Write the data below out exactly as it stands. Do not include the pictures.

───── Supplied material ─────

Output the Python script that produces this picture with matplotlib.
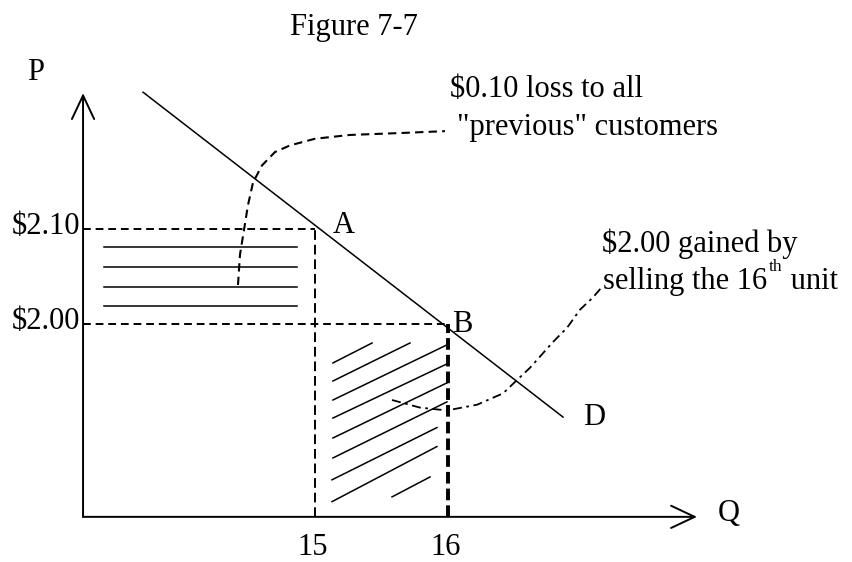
import matplotlib
matplotlib.use("Agg")
import matplotlib.pyplot as plt

plt.rcParams['font.family'] = ['Liberation Serif', 'DejaVu Serif']

# ejes del diagrama (unidades Q y P)
q_origen = 13.256
p_origen = 1.797
q_flecha = 17.872
p_flecha = 2.243

# precios y cantidades
precios = [2.10, 2.00]
cantidades = [15, 16]
etiquetas_precio = ["$2.10", "$2.00"]
etiquetas_cant = ["15", "16"]

# curva de demanda
q_demanda = [13.707, 16.865]
p_demanda = [2.244, 1.902]

# rayado horizontal (perdida)
p_rayas = [2.081, 2.060, 2.039, 2.019]
q_rayas = [13.414, 14.865]

# rayado diagonal (ganancia): q0, p0, q1, p1
rayas_diag = [
    (15.135, 1.959, 15.429, 1.980),
    (15.135, 1.940, 15.714, 1.980),
    (15.135, 1.920, 15.992, 1.978),
    (15.135, 1.901, 15.992, 1.958),
    (15.135, 1.880, 15.992, 1.938),
    (15.135, 1.859, 15.992, 1.918),
    (15.128, 1.836, 15.917, 1.891),
    (15.128, 1.813, 15.917, 1.871),
    (15.579, 1.818, 15.865, 1.839),
]

# curvas de las notas
q_perdida = [14.421, 14.436, 14.466, 14.496, 14.534, 14.602, 14.699, 14.812, 15.000, 15.263, 15.639, 15.977]
p_perdida = [2.041, 2.073, 2.099, 2.125, 2.149, 2.167, 2.181, 2.188, 2.195, 2.199, 2.201, 2.203]

q_ganancia = [15.579, 15.789, 15.992, 16.218, 16.414, 16.519, 16.617, 16.789, 16.895, 16.992, 17.090, 17.158]
p_ganancia = [1.920, 1.912, 1.909, 1.915, 1.927, 1.941, 1.954, 1.981, 1.996, 2.015, 2.028, 2.039]

fs = 22

fig = plt.figure(figsize=(8.52, 5.62), dpi=100)
ax = fig.add_axes([0, 0, 1, 1])
ax.set_xlim(12.6316, 19.0376)
ax.set_ylim(1.74947, 2.34105)
ax.axis('off')

fig.text(290 / 852, 1 - 35 / 562, "Figure 7-7", fontsize=fs, va='baseline')

# ejes con flechas abiertas
flecha = dict(arrowstyle='->,head_length=17,head_width=8', lw=1.4, color='black',
              shrinkA=0, shrinkB=0, mutation_scale=1)
ax.annotate('', xy=(q_origen, p_flecha), xytext=(q_origen, p_origen), arrowprops=flecha)
ax.annotate('', xy=(q_flecha, p_origen), xytext=(q_origen, p_origen), arrowprops=flecha)
ax.text(12.835, 2.257, "P", fontsize=fs, va='baseline')
ax.text(18.030, 1.7925, "Q", fontsize=fs, va='baseline')

# demanda
ax.plot(q_demanda, p_demanda, color='black', lw=1.1)
ax.text(17.015, 1.894, "D", fontsize=fs, va='baseline')

# lineas punteadas de precio y cantidad
ax.plot([q_origen, cantidades[0]], [precios[0]] * 2, color='black', lw=1.4, dashes=(4, 2.5))
ax.plot([q_origen, cantidades[1]], [precios[1]] * 2, color='black', lw=1.4, dashes=(4, 2.5))
ax.plot([cantidades[0]] * 2, [p_origen, precios[0]], color='black', lw=1.4, dashes=(5, 2.5))
ax.plot([cantidades[1]] * 2, [p_origen, precios[1]], color='black', lw=2.8, dashes=(3, 1.3))

for et, p in zip(etiquetas_precio, precios):
    ax.text(13.233, p - 0.0055, et, fontsize=fs, ha='right', va='baseline')
for et, q in zip(etiquetas_cant, cantidades):
    ax.text(q - 0.02, 1.7565, et, fontsize=fs, ha='center', va='baseline')

ax.text(15.135, 2.096, "A", fontsize=fs, va='baseline')
ax.text(16.030, 1.9916, "B", fontsize=fs, va='baseline')

# rayados
for p in p_rayas:
    ax.plot(q_rayas, [p, p], color='black', lw=1.1)
for q0, p0, q1, p1 in rayas_diag:
    ax.plot([q0, q1], [p0, p1], color='black', lw=1.1)

# curvas de las notas
ax.plot(q_perdida, p_perdida, color='black', lw=1.5, dashes=(4, 2.5))
ax.plot(q_ganancia, p_ganancia, color='black', lw=1.3, dashes=(5, 2.5, 1.5, 2.5))

# textos de las notas
ax.text(16.015, 2.239, "$0.10 loss to all", fontsize=fs, va='baseline')
ax.text(16.068, 2.1985, "\"previous\" customers", fontsize=fs, va='baseline')
ax.text(17.158, 2.0758, "$2.00 gained by", fontsize=fs, va='baseline')
t1 = ax.text(17.165, 2.0365, "selling the 16", fontsize=fs, va='baseline')
t2 = ax.annotate("th", xy=(1, 0), xycoords=t1, xytext=(1.5, 15.5), textcoords='offset points',
                 fontsize=12.5, va='bottom')
ax.annotate(" unit", xy=(1, 0), xycoords=(t2, t1), fontsize=fs, va='bottom')

fig.savefig("out.png", dpi=100)
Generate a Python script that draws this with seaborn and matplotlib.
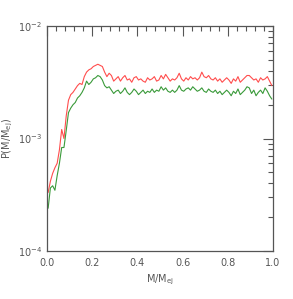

─────

_The reply_
Output the Python script that produces this picture with matplotlib.
import matplotlib
matplotlib.use("Agg")
import matplotlib.pyplot as plt

plt.rcParams['font.family'] = ['Liberation Serif', 'DejaVu Serif']

# ejes del diagrama (unidades Q y P)
q_origen = 13.256
p_origen = 1.797
q_flecha = 17.872
p_flecha = 2.243

# precios y cantidades
precios = [2.10, 2.00]
cantidades = [15, 16]
etiquetas_precio = ["$2.10", "$2.00"]
etiquetas_cant = ["15", "16"]

# curva de demanda
q_demanda = [13.707, 16.865]
p_demanda = [2.244, 1.902]

# rayado horizontal (perdida)
p_rayas = [2.081, 2.060, 2.039, 2.019]
q_rayas = [13.414, 14.865]

# rayado diagonal (ganancia): q0, p0, q1, p1
rayas_diag = [
    (15.135, 1.959, 15.429, 1.980),
    (15.135, 1.940, 15.714, 1.980),
    (15.135, 1.920, 15.992, 1.978),
    (15.135, 1.901, 15.992, 1.958),
    (15.135, 1.880, 15.992, 1.938),
    (15.135, 1.859, 15.992, 1.918),
    (15.128, 1.836, 15.917, 1.891),
    (15.128, 1.813, 15.917, 1.871),
    (15.579, 1.818, 15.865, 1.839),
]

# curvas de las notas
q_perdida = [14.421, 14.436, 14.466, 14.496, 14.534, 14.602, 14.699, 14.812, 15.000, 15.263, 15.639, 15.977]
p_perdida = [2.041, 2.073, 2.099, 2.125, 2.149, 2.167, 2.181, 2.188, 2.195, 2.199, 2.201, 2.203]

q_ganancia = [15.579, 15.789, 15.992, 16.218, 16.414, 16.519, 16.617, 16.789, 16.895, 16.992, 17.090, 17.158]
p_ganancia = [1.920, 1.912, 1.909, 1.915, 1.927, 1.941, 1.954, 1.981, 1.996, 2.015, 2.028, 2.039]

fs = 22

fig = plt.figure(figsize=(8.52, 5.62), dpi=100)
ax = fig.add_axes([0, 0, 1, 1])
ax.set_xlim(12.6316, 19.0376)
ax.set_ylim(1.74947, 2.34105)
ax.axis('off')

fig.text(290 / 852, 1 - 35 / 562, "Figure 7-7", fontsize=fs, va='baseline')

# ejes con flechas abiertas
flecha = dict(arrowstyle='->,head_length=17,head_width=8', lw=1.4, color='black',
              shrinkA=0, shrinkB=0, mutation_scale=1)
ax.annotate('', xy=(q_origen, p_flecha), xytext=(q_origen, p_origen), arrowprops=flecha)
ax.annotate('', xy=(q_flecha, p_origen), xytext=(q_origen, p_origen), arrowprops=flecha)
ax.text(12.835, 2.257, "P", fontsize=fs, va='baseline')
ax.text(18.030, 1.7925, "Q", fontsize=fs, va='baseline')

# demanda
ax.plot(q_demanda, p_demanda, color='black', lw=1.1)
ax.text(17.015, 1.894, "D", fontsize=fs, va='baseline')

# lineas punteadas de precio y cantidad
ax.plot([q_origen, cantidades[0]], [precios[0]] * 2, color='black', lw=1.4, dashes=(4, 2.5))
ax.plot([q_origen, cantidades[1]], [precios[1]] * 2, color='black', lw=1.4, dashes=(4, 2.5))
ax.plot([cantidades[0]] * 2, [p_origen, precios[0]], color='black', lw=1.4, dashes=(5, 2.5))
ax.plot([cantidades[1]] * 2, [p_origen, precios[1]], color='black', lw=2.8, dashes=(3, 1.3))

for et, p in zip(etiquetas_precio, precios):
    ax.text(13.233, p - 0.0055, et, fontsize=fs, ha='right', va='baseline')
for et, q in zip(etiquetas_cant, cantidades):
    ax.text(q - 0.02, 1.7565, et, fontsize=fs, ha='center', va='baseline')

ax.text(15.135, 2.096, "A", fontsize=fs, va='baseline')
ax.text(16.030, 1.9916, "B", fontsize=fs, va='baseline')

# rayados
for p in p_rayas:
    ax.plot(q_rayas, [p, p], color='black', lw=1.1)
for q0, p0, q1, p1 in rayas_diag:
    ax.plot([q0, q1], [p0, p1], color='black', lw=1.1)

# curvas de las notas
ax.plot(q_perdida, p_perdida, color='black', lw=1.5, dashes=(4, 2.5))
ax.plot(q_ganancia, p_ganancia, color='black', lw=1.3, dashes=(5, 2.5, 1.5, 2.5))

# textos de las notas
ax.text(16.015, 2.239, "$0.10 loss to all", fontsize=fs, va='baseline')
ax.text(16.068, 2.1985, "\"previous\" customers", fontsize=fs, va='baseline')
ax.text(17.158, 2.0758, "$2.00 gained by", fontsize=fs, va='baseline')
t1 = ax.text(17.165, 2.0365, "selling the 16", fontsize=fs, va='baseline')
t2 = ax.annotate("th", xy=(1, 0), xycoords=t1, xytext=(1.5, 15.5), textcoords='offset points',
                 fontsize=12.5, va='bottom')
ax.annotate(" unit", xy=(1, 0), xycoords=(t2, t1), fontsize=fs, va='bottom')

fig.savefig("out.png", dpi=100)
Generate a Python script that draws this with seaborn and matplotlib.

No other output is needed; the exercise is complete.